The exercise: Each line of the material must be repeated precisely, with the pictures left out.

:: Data block

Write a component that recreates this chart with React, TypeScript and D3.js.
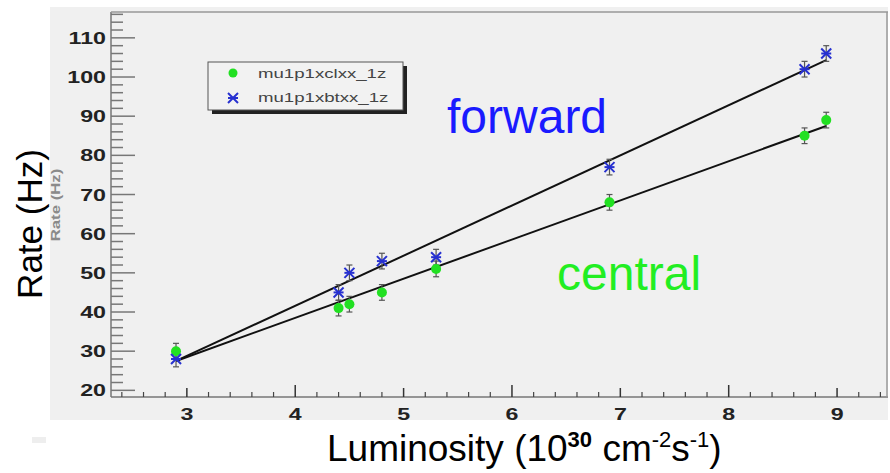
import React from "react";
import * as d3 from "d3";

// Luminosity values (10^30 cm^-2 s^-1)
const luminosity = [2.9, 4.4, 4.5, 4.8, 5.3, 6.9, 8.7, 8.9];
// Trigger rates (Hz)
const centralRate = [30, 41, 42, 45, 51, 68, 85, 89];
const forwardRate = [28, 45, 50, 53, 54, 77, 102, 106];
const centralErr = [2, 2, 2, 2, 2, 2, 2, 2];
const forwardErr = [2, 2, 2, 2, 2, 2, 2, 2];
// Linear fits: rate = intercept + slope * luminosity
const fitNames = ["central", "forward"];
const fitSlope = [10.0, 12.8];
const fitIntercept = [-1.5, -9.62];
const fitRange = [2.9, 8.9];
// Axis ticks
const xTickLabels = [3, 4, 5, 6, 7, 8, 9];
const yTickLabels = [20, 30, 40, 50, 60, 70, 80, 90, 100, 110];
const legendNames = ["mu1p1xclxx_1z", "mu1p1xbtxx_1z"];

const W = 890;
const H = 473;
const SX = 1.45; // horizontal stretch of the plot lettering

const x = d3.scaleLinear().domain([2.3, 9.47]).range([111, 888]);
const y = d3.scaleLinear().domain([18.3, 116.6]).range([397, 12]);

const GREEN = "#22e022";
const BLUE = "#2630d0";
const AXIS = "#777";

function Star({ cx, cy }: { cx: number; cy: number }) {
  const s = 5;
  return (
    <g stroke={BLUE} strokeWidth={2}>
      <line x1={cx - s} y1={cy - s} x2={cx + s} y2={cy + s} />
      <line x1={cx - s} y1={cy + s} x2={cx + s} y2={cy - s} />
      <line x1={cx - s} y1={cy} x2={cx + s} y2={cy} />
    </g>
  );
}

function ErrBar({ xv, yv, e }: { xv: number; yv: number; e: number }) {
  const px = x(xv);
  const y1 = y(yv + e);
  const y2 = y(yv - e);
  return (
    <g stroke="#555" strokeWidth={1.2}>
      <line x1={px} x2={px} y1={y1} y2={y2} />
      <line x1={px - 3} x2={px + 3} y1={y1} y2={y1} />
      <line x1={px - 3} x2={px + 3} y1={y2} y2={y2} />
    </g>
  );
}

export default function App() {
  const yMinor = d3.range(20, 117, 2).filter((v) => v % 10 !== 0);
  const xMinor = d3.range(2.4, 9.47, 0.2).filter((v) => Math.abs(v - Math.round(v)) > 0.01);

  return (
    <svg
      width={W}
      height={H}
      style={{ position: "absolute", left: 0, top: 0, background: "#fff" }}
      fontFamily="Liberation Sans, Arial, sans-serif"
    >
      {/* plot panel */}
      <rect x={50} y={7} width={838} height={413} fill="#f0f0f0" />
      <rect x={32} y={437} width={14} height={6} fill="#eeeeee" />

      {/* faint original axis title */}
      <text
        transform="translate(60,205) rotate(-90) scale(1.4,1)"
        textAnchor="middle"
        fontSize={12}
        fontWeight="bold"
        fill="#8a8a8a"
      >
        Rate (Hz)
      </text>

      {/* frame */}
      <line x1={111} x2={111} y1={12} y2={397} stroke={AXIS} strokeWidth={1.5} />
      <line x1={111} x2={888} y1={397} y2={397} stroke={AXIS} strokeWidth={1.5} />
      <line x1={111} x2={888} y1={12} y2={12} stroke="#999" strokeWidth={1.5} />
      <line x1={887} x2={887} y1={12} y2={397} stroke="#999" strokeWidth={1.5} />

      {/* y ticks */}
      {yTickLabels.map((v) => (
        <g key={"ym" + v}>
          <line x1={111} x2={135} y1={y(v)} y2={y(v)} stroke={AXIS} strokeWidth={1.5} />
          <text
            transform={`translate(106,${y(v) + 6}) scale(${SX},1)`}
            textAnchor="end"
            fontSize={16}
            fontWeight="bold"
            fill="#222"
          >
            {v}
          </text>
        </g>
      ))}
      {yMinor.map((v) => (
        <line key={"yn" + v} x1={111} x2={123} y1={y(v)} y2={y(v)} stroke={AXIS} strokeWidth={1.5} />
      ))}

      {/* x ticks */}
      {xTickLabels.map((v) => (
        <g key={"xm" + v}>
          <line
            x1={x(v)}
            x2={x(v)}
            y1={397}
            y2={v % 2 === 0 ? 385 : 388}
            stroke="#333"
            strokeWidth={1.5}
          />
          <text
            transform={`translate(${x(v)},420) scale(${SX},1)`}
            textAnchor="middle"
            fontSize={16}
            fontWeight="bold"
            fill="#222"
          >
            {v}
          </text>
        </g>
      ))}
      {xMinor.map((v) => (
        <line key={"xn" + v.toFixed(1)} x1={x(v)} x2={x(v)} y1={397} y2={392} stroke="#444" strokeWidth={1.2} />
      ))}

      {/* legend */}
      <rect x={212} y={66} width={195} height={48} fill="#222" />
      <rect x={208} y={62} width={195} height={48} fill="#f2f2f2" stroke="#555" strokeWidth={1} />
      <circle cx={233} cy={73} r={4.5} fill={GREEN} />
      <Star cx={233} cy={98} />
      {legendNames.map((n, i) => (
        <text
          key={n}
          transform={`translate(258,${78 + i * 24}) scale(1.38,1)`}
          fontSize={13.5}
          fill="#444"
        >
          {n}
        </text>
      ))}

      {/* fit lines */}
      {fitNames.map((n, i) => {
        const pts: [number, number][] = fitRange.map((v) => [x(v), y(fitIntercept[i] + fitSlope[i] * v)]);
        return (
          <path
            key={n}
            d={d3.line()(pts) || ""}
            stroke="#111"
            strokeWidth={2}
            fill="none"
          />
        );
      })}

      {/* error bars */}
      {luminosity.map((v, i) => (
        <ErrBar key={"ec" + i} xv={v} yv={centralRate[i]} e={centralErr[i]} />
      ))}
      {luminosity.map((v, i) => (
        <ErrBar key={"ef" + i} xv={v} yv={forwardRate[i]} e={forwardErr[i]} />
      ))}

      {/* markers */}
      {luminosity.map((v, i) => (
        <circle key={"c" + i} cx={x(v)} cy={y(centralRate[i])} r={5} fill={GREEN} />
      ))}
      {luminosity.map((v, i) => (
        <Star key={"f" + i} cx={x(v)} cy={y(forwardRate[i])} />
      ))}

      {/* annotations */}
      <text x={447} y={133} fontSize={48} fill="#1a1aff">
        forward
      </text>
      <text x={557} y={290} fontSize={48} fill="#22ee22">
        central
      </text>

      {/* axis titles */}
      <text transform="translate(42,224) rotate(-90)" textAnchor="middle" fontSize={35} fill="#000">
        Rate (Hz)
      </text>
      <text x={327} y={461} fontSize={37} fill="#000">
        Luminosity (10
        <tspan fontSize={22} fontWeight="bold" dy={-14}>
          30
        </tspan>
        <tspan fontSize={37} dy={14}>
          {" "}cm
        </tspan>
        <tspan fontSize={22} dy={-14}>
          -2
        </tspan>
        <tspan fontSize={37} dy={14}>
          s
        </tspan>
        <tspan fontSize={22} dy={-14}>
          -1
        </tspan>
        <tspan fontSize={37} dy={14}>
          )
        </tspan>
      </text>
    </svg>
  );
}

::::

Expected answer:
Write a component that recreates this chart with React, TypeScript and D3.js.
import React from "react";
import * as d3 from "d3";

// Luminosity values (10^30 cm^-2 s^-1)
const luminosity = [2.9, 4.4, 4.5, 4.8, 5.3, 6.9, 8.7, 8.9];
// Trigger rates (Hz)
const centralRate = [30, 41, 42, 45, 51, 68, 85, 89];
const forwardRate = [28, 45, 50, 53, 54, 77, 102, 106];
const centralErr = [2, 2, 2, 2, 2, 2, 2, 2];
const forwardErr = [2, 2, 2, 2, 2, 2, 2, 2];
// Linear fits: rate = intercept + slope * luminosity
const fitNames = ["central", "forward"];
const fitSlope = [10.0, 12.8];
const fitIntercept = [-1.5, -9.62];
const fitRange = [2.9, 8.9];
// Axis ticks
const xTickLabels = [3, 4, 5, 6, 7, 8, 9];
const yTickLabels = [20, 30, 40, 50, 60, 70, 80, 90, 100, 110];
const legendNames = ["mu1p1xclxx_1z", "mu1p1xbtxx_1z"];

const W = 890;
const H = 473;
const SX = 1.45; // horizontal stretch of the plot lettering

const x = d3.scaleLinear().domain([2.3, 9.47]).range([111, 888]);
const y = d3.scaleLinear().domain([18.3, 116.6]).range([397, 12]);

const GREEN = "#22e022";
const BLUE = "#2630d0";
const AXIS = "#777";

function Star({ cx, cy }: { cx: number; cy: number }) {
  const s = 5;
  return (
    <g stroke={BLUE} strokeWidth={2}>
      <line x1={cx - s} y1={cy - s} x2={cx + s} y2={cy + s} />
      <line x1={cx - s} y1={cy + s} x2={cx + s} y2={cy - s} />
      <line x1={cx - s} y1={cy} x2={cx + s} y2={cy} />
    </g>
  );
}

function ErrBar({ xv, yv, e }: { xv: number; yv: number; e: number }) {
  const px = x(xv);
  const y1 = y(yv + e);
  const y2 = y(yv - e);
  return (
    <g stroke="#555" strokeWidth={1.2}>
      <line x1={px} x2={px} y1={y1} y2={y2} />
      <line x1={px - 3} x2={px + 3} y1={y1} y2={y1} />
      <line x1={px - 3} x2={px + 3} y1={y2} y2={y2} />
    </g>
  );
}

export default function App() {
  const yMinor = d3.range(20, 117, 2).filter((v) => v % 10 !== 0);
  const xMinor = d3.range(2.4, 9.47, 0.2).filter((v) => Math.abs(v - Math.round(v)) > 0.01);

  return (
    <svg
      width={W}
      height={H}
      style={{ position: "absolute", left: 0, top: 0, background: "#fff" }}
      fontFamily="Liberation Sans, Arial, sans-serif"
    >
      {/* plot panel */}
      <rect x={50} y={7} width={838} height={413} fill="#f0f0f0" />
      <rect x={32} y={437} width={14} height={6} fill="#eeeeee" />

      {/* faint original axis title */}
      <text
        transform="translate(60,205) rotate(-90) scale(1.4,1)"
        textAnchor="middle"
        fontSize={12}
        fontWeight="bold"
        fill="#8a8a8a"
      >
        Rate (Hz)
      </text>

      {/* frame */}
      <line x1={111} x2={111} y1={12} y2={397} stroke={AXIS} strokeWidth={1.5} />
      <line x1={111} x2={888} y1={397} y2={397} stroke={AXIS} strokeWidth={1.5} />
      <line x1={111} x2={888} y1={12} y2={12} stroke="#999" strokeWidth={1.5} />
      <line x1={887} x2={887} y1={12} y2={397} stroke="#999" strokeWidth={1.5} />

      {/* y ticks */}
      {yTickLabels.map((v) => (
        <g key={"ym" + v}>
          <line x1={111} x2={135} y1={y(v)} y2={y(v)} stroke={AXIS} strokeWidth={1.5} />
          <text
            transform={`translate(106,${y(v) + 6}) scale(${SX},1)`}
            textAnchor="end"
            fontSize={16}
            fontWeight="bold"
            fill="#222"
          >
            {v}
          </text>
        </g>
      ))}
      {yMinor.map((v) => (
        <line key={"yn" + v} x1={111} x2={123} y1={y(v)} y2={y(v)} stroke={AXIS} strokeWidth={1.5} />
      ))}

      {/* x ticks */}
      {xTickLabels.map((v) => (
        <g key={"xm" + v}>
          <line
            x1={x(v)}
            x2={x(v)}
            y1={397}
            y2={v % 2 === 0 ? 385 : 388}
            stroke="#333"
            strokeWidth={1.5}
          />
          <text
            transform={`translate(${x(v)},420) scale(${SX},1)`}
            textAnchor="middle"
            fontSize={16}
            fontWeight="bold"
            fill="#222"
          >
            {v}
          </text>
        </g>
      ))}
      {xMinor.map((v) => (
        <line key={"xn" + v.toFixed(1)} x1={x(v)} x2={x(v)} y1={397} y2={392} stroke="#444" strokeWidth={1.2} />
      ))}

      {/* legend */}
      <rect x={212} y={66} width={195} height={48} fill="#222" />
      <rect x={208} y={62} width={195} height={48} fill="#f2f2f2" stroke="#555" strokeWidth={1} />
      <circle cx={233} cy={73} r={4.5} fill={GREEN} />
      <Star cx={233} cy={98} />
      {legendNames.map((n, i) => (
        <text
          key={n}
          transform={`translate(258,${78 + i * 24}) scale(1.38,1)`}
          fontSize={13.5}
          fill="#444"
        >
          {n}
        </text>
      ))}

      {/* fit lines */}
      {fitNames.map((n, i) => {
        const pts: [number, number][] = fitRange.map((v) => [x(v), y(fitIntercept[i] + fitSlope[i] * v)]);
        return (
          <path
            key={n}
            d={d3.line()(pts) || ""}
            stroke="#111"
            strokeWidth={2}
            fill="none"
          />
        );
      })}

      {/* error bars */}
      {luminosity.map((v, i) => (
        <ErrBar key={"ec" + i} xv={v} yv={centralRate[i]} e={centralErr[i]} />
      ))}
      {luminosity.map((v, i) => (
        <ErrBar key={"ef" + i} xv={v} yv={forwardRate[i]} e={forwardErr[i]} />
      ))}

      {/* markers */}
      {luminosity.map((v, i) => (
        <circle key={"c" + i} cx={x(v)} cy={y(centralRate[i])} r={5} fill={GREEN} />
      ))}
      {luminosity.map((v, i) => (
        <Star key={"f" + i} cx={x(v)} cy={y(forwardRate[i])} />
      ))}

      {/* annotations */}
      <text x={447} y={133} fontSize={48} fill="#1a1aff">
        forward
      </text>
      <text x={557} y={290} fontSize={48} fill="#22ee22">
        central
      </text>

      {/* axis titles */}
      <text transform="translate(42,224) rotate(-90)" textAnchor="middle" fontSize={35} fill="#000">
        Rate (Hz)
      </text>
      <text x={327} y={461} fontSize={37} fill="#000">
        Luminosity (10
        <tspan fontSize={22} fontWeight="bold" dy={-14}>
          30
        </tspan>
        <tspan fontSize={37} dy={14}>
          {" "}cm
        </tspan>
        <tspan fontSize={22} dy={-14}>
          -2
        </tspan>
        <tspan fontSize={37} dy={14}>
          s
        </tspan>
        <tspan fontSize={22} dy={-14}>
          -1
        </tspan>
        <tspan fontSize={37} dy={14}>
          )
        </tspan>
      </text>
    </svg>
  );
}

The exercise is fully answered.